We cut away from the story of the girl and the detective to meet another police officer. This one is Riggs (Mel Gibson), and he’s working undercover trying to close out a drug deal. The scene takes place at a tree farm around Christmastime, and it all goes sour pretty fast and turns into a gunfight. Riggs battles his way out of it, of course, and rattles off some one-liners, and the takeaway is supposed to be that he’s crazy, but really he just seems like a damn good undercover cop.

 

We join murtaugh at the precinct, where Riggs has been brought in. the captain and his assistant talk a little bit about Riggs and we learn that his wife recently died and he is severely depressed. Some people even believe that he is suicidal.
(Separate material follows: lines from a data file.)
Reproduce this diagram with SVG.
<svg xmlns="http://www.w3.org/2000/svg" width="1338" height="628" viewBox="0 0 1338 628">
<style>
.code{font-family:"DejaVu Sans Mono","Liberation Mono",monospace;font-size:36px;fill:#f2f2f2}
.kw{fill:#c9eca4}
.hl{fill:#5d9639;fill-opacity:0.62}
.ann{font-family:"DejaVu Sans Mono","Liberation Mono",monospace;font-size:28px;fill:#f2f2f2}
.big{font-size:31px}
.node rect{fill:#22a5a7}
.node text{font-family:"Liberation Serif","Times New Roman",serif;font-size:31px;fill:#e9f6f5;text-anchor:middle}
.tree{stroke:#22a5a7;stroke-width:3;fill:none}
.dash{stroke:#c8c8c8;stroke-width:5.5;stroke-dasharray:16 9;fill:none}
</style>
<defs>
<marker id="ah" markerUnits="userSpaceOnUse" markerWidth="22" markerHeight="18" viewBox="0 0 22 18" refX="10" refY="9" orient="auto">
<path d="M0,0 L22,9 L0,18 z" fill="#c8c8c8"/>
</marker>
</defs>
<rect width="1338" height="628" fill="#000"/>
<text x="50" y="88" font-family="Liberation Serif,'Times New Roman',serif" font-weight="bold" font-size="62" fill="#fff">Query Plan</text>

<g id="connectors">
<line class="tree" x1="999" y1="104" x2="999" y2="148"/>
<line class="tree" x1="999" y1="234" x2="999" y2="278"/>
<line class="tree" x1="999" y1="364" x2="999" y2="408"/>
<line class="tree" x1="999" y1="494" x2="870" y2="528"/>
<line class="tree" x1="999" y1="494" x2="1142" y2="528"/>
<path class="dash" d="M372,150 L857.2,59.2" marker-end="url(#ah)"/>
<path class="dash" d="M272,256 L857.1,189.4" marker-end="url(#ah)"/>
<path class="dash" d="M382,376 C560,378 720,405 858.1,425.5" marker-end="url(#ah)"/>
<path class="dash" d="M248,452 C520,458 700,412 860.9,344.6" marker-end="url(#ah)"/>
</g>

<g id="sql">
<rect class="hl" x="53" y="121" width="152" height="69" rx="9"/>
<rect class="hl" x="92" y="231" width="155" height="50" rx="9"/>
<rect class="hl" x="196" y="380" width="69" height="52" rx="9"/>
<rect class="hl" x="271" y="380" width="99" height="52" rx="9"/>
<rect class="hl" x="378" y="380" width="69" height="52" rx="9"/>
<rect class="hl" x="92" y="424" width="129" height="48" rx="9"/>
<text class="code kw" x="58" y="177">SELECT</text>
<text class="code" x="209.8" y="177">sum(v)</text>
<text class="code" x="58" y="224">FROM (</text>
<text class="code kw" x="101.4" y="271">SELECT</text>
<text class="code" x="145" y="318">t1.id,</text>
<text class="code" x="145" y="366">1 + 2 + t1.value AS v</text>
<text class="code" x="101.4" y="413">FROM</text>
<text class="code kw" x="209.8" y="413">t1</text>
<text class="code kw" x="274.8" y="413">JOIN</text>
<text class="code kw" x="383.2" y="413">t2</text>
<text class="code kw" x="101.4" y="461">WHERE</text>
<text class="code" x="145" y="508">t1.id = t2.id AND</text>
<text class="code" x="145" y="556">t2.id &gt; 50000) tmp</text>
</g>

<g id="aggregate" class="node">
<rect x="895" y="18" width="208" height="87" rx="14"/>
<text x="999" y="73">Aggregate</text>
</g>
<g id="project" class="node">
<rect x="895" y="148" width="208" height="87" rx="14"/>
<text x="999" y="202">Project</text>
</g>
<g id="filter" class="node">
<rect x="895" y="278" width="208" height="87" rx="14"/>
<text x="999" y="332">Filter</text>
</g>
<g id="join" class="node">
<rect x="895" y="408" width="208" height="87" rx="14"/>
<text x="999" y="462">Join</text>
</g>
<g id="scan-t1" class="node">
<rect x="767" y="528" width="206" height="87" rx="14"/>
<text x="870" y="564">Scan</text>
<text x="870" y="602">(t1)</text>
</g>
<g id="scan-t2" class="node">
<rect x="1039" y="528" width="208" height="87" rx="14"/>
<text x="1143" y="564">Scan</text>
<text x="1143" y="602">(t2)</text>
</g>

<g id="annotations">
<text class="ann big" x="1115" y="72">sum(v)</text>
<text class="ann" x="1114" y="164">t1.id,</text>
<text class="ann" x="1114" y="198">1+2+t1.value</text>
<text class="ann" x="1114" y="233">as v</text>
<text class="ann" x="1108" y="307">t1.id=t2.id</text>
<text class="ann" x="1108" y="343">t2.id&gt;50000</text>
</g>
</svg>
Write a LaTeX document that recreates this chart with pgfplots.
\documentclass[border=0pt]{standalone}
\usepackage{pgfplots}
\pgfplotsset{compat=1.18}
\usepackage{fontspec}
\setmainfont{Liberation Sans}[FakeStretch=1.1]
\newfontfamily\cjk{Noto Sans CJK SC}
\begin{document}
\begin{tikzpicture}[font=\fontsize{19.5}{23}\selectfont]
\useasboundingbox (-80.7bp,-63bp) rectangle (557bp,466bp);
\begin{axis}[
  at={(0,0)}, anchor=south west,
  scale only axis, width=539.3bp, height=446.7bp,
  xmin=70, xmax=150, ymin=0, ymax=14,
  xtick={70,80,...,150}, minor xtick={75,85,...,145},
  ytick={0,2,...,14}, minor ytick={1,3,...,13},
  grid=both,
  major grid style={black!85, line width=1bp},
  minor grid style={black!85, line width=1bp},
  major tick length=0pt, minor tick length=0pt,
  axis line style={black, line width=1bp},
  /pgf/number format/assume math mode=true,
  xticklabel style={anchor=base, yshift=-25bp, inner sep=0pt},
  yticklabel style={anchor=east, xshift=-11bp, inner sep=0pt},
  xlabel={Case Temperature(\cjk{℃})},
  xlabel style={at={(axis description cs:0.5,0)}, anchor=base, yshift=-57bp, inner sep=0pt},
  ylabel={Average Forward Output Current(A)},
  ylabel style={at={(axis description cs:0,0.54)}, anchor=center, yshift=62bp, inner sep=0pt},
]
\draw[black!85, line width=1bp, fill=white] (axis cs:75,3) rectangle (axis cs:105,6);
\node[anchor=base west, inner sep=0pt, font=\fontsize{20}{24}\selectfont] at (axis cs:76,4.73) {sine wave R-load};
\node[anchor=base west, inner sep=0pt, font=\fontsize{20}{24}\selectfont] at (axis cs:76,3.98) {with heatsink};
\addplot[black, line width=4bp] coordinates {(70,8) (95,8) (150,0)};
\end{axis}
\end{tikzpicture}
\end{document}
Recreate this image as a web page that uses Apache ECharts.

Murtaugh has no idea who the man is, and must assume that he’s a criminal brought in there for questioning, because when Riggs pulls out a gun, all hell breaks loose. Murtaugh runs at him in an attempt to tackle Riggs to the ground and Riggs moves away, sending murtaugh crashing down. That’s when murtaugh learns that this is his new partner.

 

The first thing these two do together is going talk a guy out of committing suicide. The man is high up on a building, ready to jump. Riggs gets up on the roof of the building next to the guy and tells him that he wants to commit suicide as well. When the guy isn’t looking Riggs handcuffs himself to the man. Than he takes a leap off the building, pulling the guy down with him. Together they land on a giant trampoline-like net, held out by firefighters.

 

So far, none of these scenes has been all that great. The tree farm shoot-out scene was really just a regular action scene, and the suicide sequence has been done so many times before that it got parodied in the buddy-cop comedy the other guys. When the boys go to see a known drug dealer, they get shot at, and suddenly they are back into the case.

 

They put an idea together about the prostitute who murtaugh spoke to outside of the building where the girl jumped to her death. The prostitute was a witness who saw it all. Murtaugh reasons that maybe she was the one who actually pushed the girl and then ran outside to be a witness and be right there for when the cops arrived, looking for someone who saw the whole thing.

 

The guys go out to the prostitute’s house and the place blows up as they are walking up to it. So many clichés here that at the time of this movie were not yet clichés at all. This movie might actually be the film that pioneered these classic moments. The guys figure out after the explosion that maybe the girl’s father is the reason why she was killed. I’m not sure how all the clues fit together in order them to make one connection after another, but once they reason that the mystery really begins with whatever the father was into, the bad guys suddenly come out of the woodwork.

 

The villains are now front and center, starting with them showing up in a helicopter to shoot the father as he is talking to the cops. Soon these villains are coming after our two heroes for fear that the father might have told them something. The kidnap Riggs and torture him using a sponge with electricity running through it, under water. There are a couple of street chases and it all leads to a fistfight on the lawn of detective murtaugh.

 

That climactic fight might be the dopiest thing about this movie. All these cops are standing around watching as Riggs goes toe to toe with this notorious killer, as if it’s a sporting match. Then there’s also the moment that leads up to the fight where Riggs and Murtaugh drive a car through Murtaugh’s house in order to flush the bad guy (Gary Busey) out. Still, aside from a couple of these lousy moments at the end, the movie is pretty entertaining. By now we’ve seen just about everything that happens here in tons of other cop movies, only here’s when these clichés first appeared on film. I wish the mystery story had a little more substance regarding the clues and how they put it all together, but the movie is still okay, even if one piece doesn’t always clearly connect to the next. Gibson and Glover definitely have chemistry and repore, and it shows in nearly every scene.